Without understanding the answers to such questions you can’t learn from the experiment. So capturing them in your database is a great investment:

Make a list of questions like these that should be easy to answer. Make them very granular.
Write the relevant queries. Make sure that they are tested and documented.
When you make changes to the database, test the queries for slowdowns or altered output.

As you have more and more granular analytics available at the tip of your fingers, it will become very easy to do deep dives into user behavior. You will get easy access to data-oriented insights that will clarify your thinking about your product. That’s actually one of the main roles of a data scientist — and you’ll be doing it before you even hire one!

Equity: Your data is an asset

The second benefit of being data science ready is equity. For any modern company, data is a primary asset. It is taken into account in the valuation of your company. Many companies have been acquired just for their data. Access to vast amounts of data is one of the main reasons why tech giants like Google and Facebook are so powerful.

To be valuable, data has to be actionable.

If a data scientist joins your company and spends six months on cleaning data before she can do anything with it, then your data is not actionable. Your company is literally worth less because of that.

Give your future data scientist a voice

Think about your data from the perspective of your future data scientist

As a product developer, you are used to thinking about things from the point of view of the user. You do that even if you don’t personally interact with most of your users, or before you even have any users.

Sometimes the user is not the client paying for your product. Instead it could be their employer or an advertiser. As you build your product, you think about how to provide value to them as well.

“Your data is an asset” means that at some point someone will be willing to pay for your data. That person is also a client. You should keep them in mind.

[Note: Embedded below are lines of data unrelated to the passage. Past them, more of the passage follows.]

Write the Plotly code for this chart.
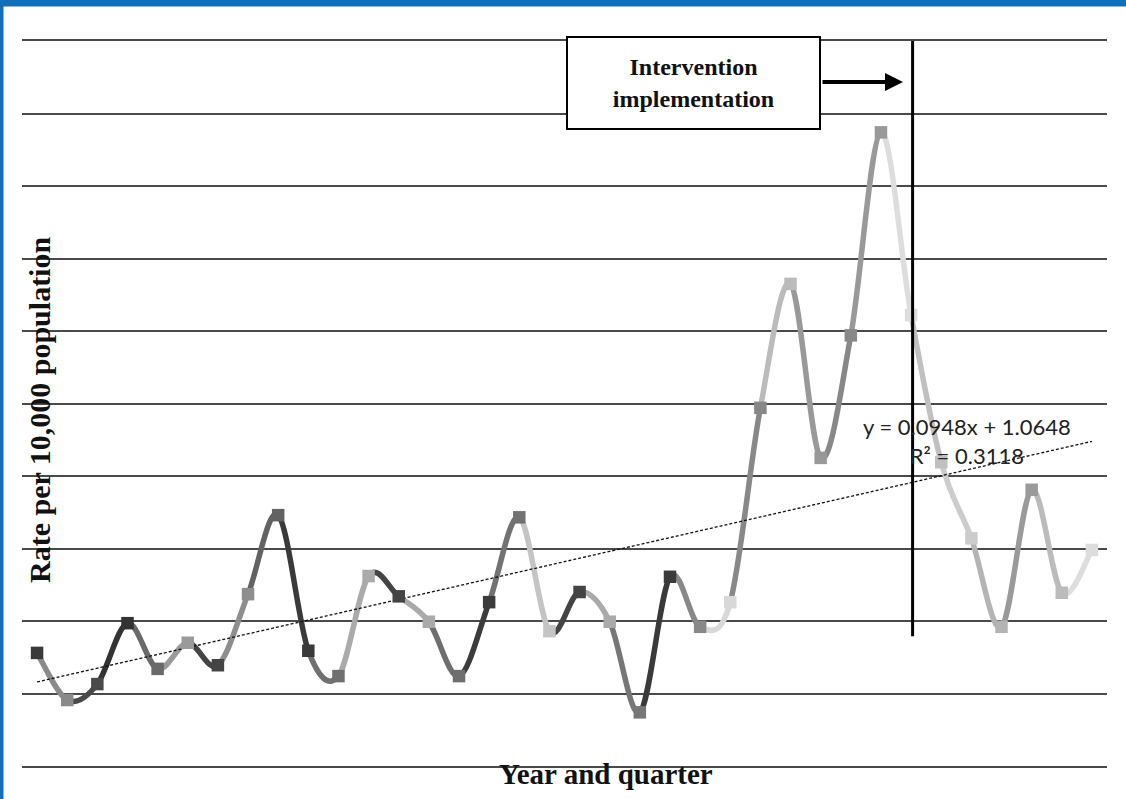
import plotly.graph_objects as go

# ---- data ----
quarters = list(range(1, 37))
rates = [1.56, 0.91, 1.13, 1.97, 1.34, 1.70, 1.39, 2.37, 3.46, 1.59,
         1.24, 2.62, 2.34, 1.99, 1.24, 2.26, 3.43, 1.86, 2.40, 1.99,
         0.74, 2.61, 1.92, 2.26, 4.94, 6.65, 4.25, 5.94, 8.74, 6.22,
         4.19, 3.14, 1.92, 3.81, 2.39, 2.98]
trend_slope = 0.0948
trend_intercept = 1.0648
trend_r2 = 0.3118
intervention_quarter = 30.05
intervention_line_bottom = 1.79

# ---- styles (per point shade, Excel "vary colours by point") ----
point_colors = ["#3a3a3a", "#8a8a8a", "#4a4a4a", "#333333", "#6a6a6a", "#9a9a9a",
                "#444444", "#8e8e8e", "#626262", "#3a3a3a", "#707070", "#aaaaaa",
                "#444444", "#aaaaaa", "#6e6e6e", "#3c3c3c", "#727272", "#c4c4c4",
                "#444444", "#aaaaaa", "#777777", "#3a3a3a", "#888888", "#d8d8d8",
                "#888888", "#bbbbbb", "#999999", "#888888", "#999999", "#dddddd",
                "#c0c0c0", "#cccccc", "#b4b4b4", "#9a9a9a", "#bbbbbb", "#dddddd"]

W, H = 1126, 799
L, R, T, B = 22, 19, 41, 33
PW, PH = W - L - R, H - T - B


def px(xp):
    return (xp - L) / PW


def py(yp):
    return (H - B - yp) / PH


fig = go.Figure()

# smoothed line segments (Catmull-Rom style Bezier, like Excel smoothing)
n = len(rates)
shapes = []
for i in range(n - 1):
    x0, y0 = quarters[i], rates[i]
    x1, y1 = quarters[i + 1], rates[i + 1]
    xm, ym = (quarters[i - 1], rates[i - 1]) if i > 0 else (x0, y0)
    xp2, yp2 = (quarters[i + 2], rates[i + 2]) if i + 2 < n else (x1, y1)
    c1x, c1y = x0 + (x1 - xm) / 6, y0 + (y1 - ym) / 6
    c2x, c2y = x1 - (xp2 - x0) / 6, y1 - (yp2 - y0) / 6
    shapes.append(dict(
        type="path", xref="x", yref="y", layer="between",
        path=f"M {x0},{y0} C {c1x},{c1y} {c2x},{c2y} {x1},{y1}",
        line=dict(color=point_colors[i + 1], width=5.5),
    ))

# intervention vertical line
shapes.append(dict(type="line", xref="x", yref="y",
                   x0=intervention_quarter, x1=intervention_quarter,
                   y0=intervention_line_bottom, y1=10,
                   line=dict(color="black", width=3), layer="above"))

# blue frame pieces
shapes.append(dict(type="rect", xref="paper", yref="paper",
                   x0=px(0), x1=px(3.5), y0=py(H), y1=py(0),
                   fillcolor="#0f6fba", line=dict(width=0), layer="above"))
shapes.append(dict(type="rect", xref="paper", yref="paper",
                   x0=px(0), x1=px(W), y0=py(6.5), y1=py(0),
                   fillcolor="#0f6fba", line=dict(width=0), layer="above"))

# trend line
tx = [quarters[0], quarters[-1]]
ty = [trend_slope * v + trend_intercept for v in tx]
fig.add_trace(go.Scatter(x=tx, y=ty, mode="lines",
                         line=dict(color="#111111", width=1.3, dash="3px,2px"),
                         hoverinfo="skip", showlegend=False))

# markers
fig.add_trace(go.Scatter(x=quarters, y=rates, mode="markers",
                         marker=dict(symbol="square", size=12.5, color=point_colors,
                                     line=dict(width=0)),
                         showlegend=False))

serif = "Liberation Serif, Times New Roman, serif"
annotations = [
    dict(xref="paper", yref="paper", x=px(39), y=py(410),
         text="<b>Rate per 10,000 population</b>", textangle=-90, showarrow=False,
         font=dict(family=serif, size=30, color="#111111"),
         xanchor="center", yanchor="middle"),
    dict(xref="paper", yref="paper", x=px(606), y=py(774),
         text="<b>Year and quarter</b>", showarrow=False,
         font=dict(family=serif, size=29, color="#111111"),
         xanchor="center", yanchor="middle"),
    dict(xref="paper", yref="paper", x=px(693.5), y=py(83),
         text="<b>Intervention</b><br><b>implementation</b>", showarrow=False,
         font=dict(family=serif, size=24, color="#111111"),
         xanchor="center", yanchor="middle", width=251, height=90,
         bordercolor="black", borderwidth=2, borderpad=0, bgcolor="white"),
    dict(xref="paper", yref="paper", x=px(903), y=py(82),
         ax=-82, ay=0, axref="pixel", ayref="pixel", text="",
         showarrow=True, arrowhead=2, arrowsize=0.9, arrowwidth=4, arrowcolor="black"),
    dict(xref="paper", yref="paper", x=px(967), y=py(441),
         text=f"y = {trend_slope}x + {trend_intercept}<br>R² = {trend_r2}",
         showarrow=False, align="center",
         font=dict(family="Lato, Liberation Sans, sans-serif", size=22, color="#222222"),
         xanchor="center", yanchor="middle"),
]

fig.update_layout(
    width=W, height=H, autosize=False,
    margin=dict(l=L, r=R, t=T, b=B),
    paper_bgcolor="white", plot_bgcolor="white",
    shapes=shapes, annotations=annotations,
    showlegend=False,
    xaxis=dict(range=[0.5, 36.5], showgrid=False, zeroline=False,
               showline=True, mirror=True, linecolor="#4a4a4a", linewidth=1.5,
               showticklabels=False, ticks=""),
    yaxis=dict(range=[0, 10], dtick=1, showgrid=True, gridcolor="#4a4a4a", gridwidth=1.5,
               zeroline=False, showline=False, showticklabels=False, ticks=""),
)

fig.write_html("out.html", config={"displayModeBar": False},
               post_script="document.body.style.margin='0';document.body.style.padding='0';")
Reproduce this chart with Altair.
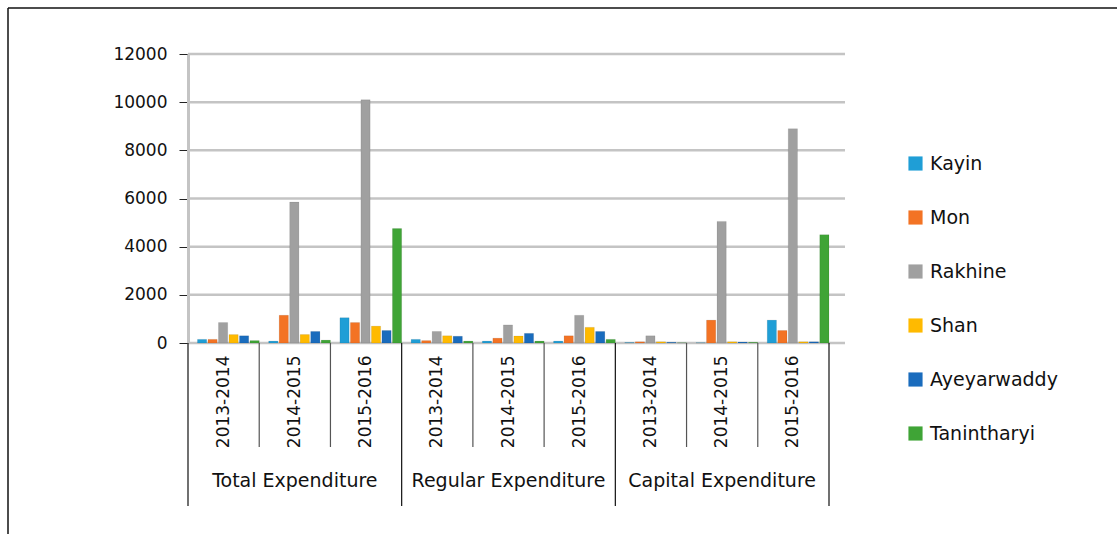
import altair as alt
import pandas as pd

groups = ["Total Expenditure", "Regular Expenditure", "Capital Expenditure"]
years = ["2013-2014", "2014-2015", "2015-2016"]
regions = ["Kayin", "Mon", "Rakhine", "Shan", "Ayeyarwaddy", "Tanintharyi"]
colors = ["#1F9ED6", "#F37324", "#A0A0A0", "#FFBA00", "#1A6CBD", "#3FA436"]
y_ticks = [0, 2000, 4000, 6000, 8000, 10000, 12000]

# values per region, ordered Total(3 years), Regular(3 years), Capital(3 years)
kayin = [150, 80, 1050, 150, 80, 80, 20, 10, 950]
mon = [150, 1150, 850, 100, 200, 300, 50, 950, 520]
rakhine = [850, 5850, 10100, 480, 750, 1150, 300, 5050, 8900]
shan = [350, 350, 700, 300, 290, 650, 50, 50, 50]
ayeyarwaddy = [300, 480, 520, 280, 400, 480, 30, 40, 50]
tanintharyi = [100, 120, 4750, 80, 80, 150, 10, 30, 4500]

series = [kayin, mon, rakhine, shan, ayeyarwaddy, tanintharyi]
keys = [g + "|" + y for g in groups for y in years]

rows = []
for r, vals in zip(regions, series):
    for k, v in zip(keys, vals):
        rows.append({"key": k, "region": r, "value": v})
df = pd.DataFrame(rows)

W, H = 657, 289
XR = 641

xscale = alt.Scale(domain=keys, range=[0, XR], paddingInner=0, paddingOuter=0)
yscale = alt.Scale(domain=[0, 12000])
FONT = "DejaVu Sans"

yaxis = alt.Axis(title=None, values=y_ticks, format="d",
                 labelFontSize=17, labelFont=FONT, labelColor="#111",
                 tickColor="#222", tickSize=9, labelPadding=12,
                 domainColor="#c4c4c4", domainWidth=3, grid=False)

grid = alt.Chart(pd.DataFrame({"v": y_ticks})).mark_rule(
    color="#c4c4c4", strokeWidth=2.5).encode(
    y=alt.Y("v:Q", scale=yscale, axis=yaxis),
    x=alt.value(0), x2=alt.value(W))

bars = alt.Chart(df).mark_bar(stroke="#00000022", strokeWidth=0.6).encode(
    x=alt.X("key:N", scale=xscale, sort=keys,
            axis=alt.Axis(title=None, labelExpr="split(datum.label, '|')[1]",
                          labelAngle=270, labelFontSize=17, labelFont=FONT,
                          labelColor="#111", ticks=False, domain=False,
                          labelPadding=12, grid=False)),
    xOffset=alt.XOffset("region:N", sort=regions,
                        scale=alt.Scale(paddingInner=0.12, paddingOuter=0.45, align=1)),
    y=alt.Y("value:Q", scale=yscale, axis=yaxis),
    color=alt.Color("region:N", sort=regions,
                    scale=alt.Scale(domain=regions, range=colors),
                    legend=alt.Legend(title=None, orient="none", legendX=718, legendY=100,
                                      symbolType="square", symbolSize=200,
                                      symbolStrokeWidth=0, labelFontSize=19,
                                      labelFont=FONT, labelColor="#111",
                                      rowPadding=34, labelOffset=5)),
)

year_sep_keys = [g + "|" + y for g in groups for y in years[1:]]
year_sep = alt.Chart(pd.DataFrame({"key": year_sep_keys})).mark_rule(
    color="#555", strokeWidth=1.2).encode(
    x=alt.X("key:N", scale=xscale, bandPosition=0),
    y=alt.value(H), y2=alt.value(H + 104))

group_start = alt.Chart(pd.DataFrame({"key": [g + "|" + years[0] for g in groups]})).mark_rule(
    color="#111", strokeWidth=1.2).encode(
    x=alt.X("key:N", scale=xscale, bandPosition=0),
    y=alt.value(H), y2=alt.value(H + 163))

group_end = alt.Chart(pd.DataFrame({"key": [groups[-1] + "|" + years[-1]]})).mark_rule(
    color="#111", strokeWidth=1.2).encode(
    x=alt.X("key:N", scale=xscale, bandPosition=1),
    y=alt.value(H), y2=alt.value(H + 163))

group_labels = alt.Chart(pd.DataFrame({"key": [g + "|" + years[1] for g in groups],
                                       "label": groups})).mark_text(
    fontSize=19, font=FONT, color="#111", baseline="middle").encode(
    x=alt.X("key:N", scale=xscale),
    y=alt.value(H + 138),
    text="label:N")

frame_top = alt.Chart(pd.DataFrame({"a": [0]})).mark_rule(color="#111", strokeWidth=1.5).encode(
    x=alt.value(-180), x2=alt.value(1117 - 188 + 10), y=alt.value(-46))
frame_left = alt.Chart(pd.DataFrame({"a": [0]})).mark_rule(color="#111", strokeWidth=1.5).encode(
    x=alt.value(-180), y=alt.value(-46), y2=alt.value(534 - 54 + 10))

chart = alt.layer(grid, bars, year_sep, group_start, group_end, group_labels,
                  frame_top, frame_left).properties(
    width=W, height=H,
    autosize=alt.AutoSizeParams(type="none"),
    padding={"left": 188, "top": 54, "right": 1117 - 188 - W, "bottom": 534 - 54 - H},
    background="white",
).configure_view(stroke=None)

chart.save("out.html", embed_options={"renderer": "svg", "actions": False})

That client will be paying you because they can answer questions that they care about based on your data. Well, answering questions based on your data is exactly the job of a data scientist!

By thinking about your future data scientist you are building data equity.

Remember Dahlia? The best way to maintain data equity is to think about things from her perspective. Write user stories for her. Prioritize them in your backlog.

It doesn’t matter if you don’t know anything about machine learning. Dahlia wants to answer questions about your data. And that’s great, because you’re already answering many questions like that by having solid analytics!

All you have to do now is think about how Dahlia can learn from the analytics that you already have and use them to answer other questions about the data. So as you are writing all those queries, ask yourself:

How easy would it be for someone who doesn’t know the database to understand these queries?
Is all the information necessary to understand them contained in the database? Or do they rely on institutional knowledge, old documents on Google Drive, etc.?
Is the work that led to these queries properly recorded, ideally under version control in your codebase?

Dahlia will thank you for thinking about her, and when she finally joins the team, she will be a force multiplier.

Bottom line

Do you have actionable analytics? Are they granular and well tested?
If a new data scientist joins your team, would she be able to quickly understand the queries behind the analytics? Would she be able to change them without breaking things?

If the answer to these questions is yes, then congratulations: you are data science ready. You are doing a great job controlling data debt. You are accelerating your learning cycles and building data equity, adding to the value of your company.

And the answer is no? Then you should start thinking about reducing data debt. I will address how to do so in a future post.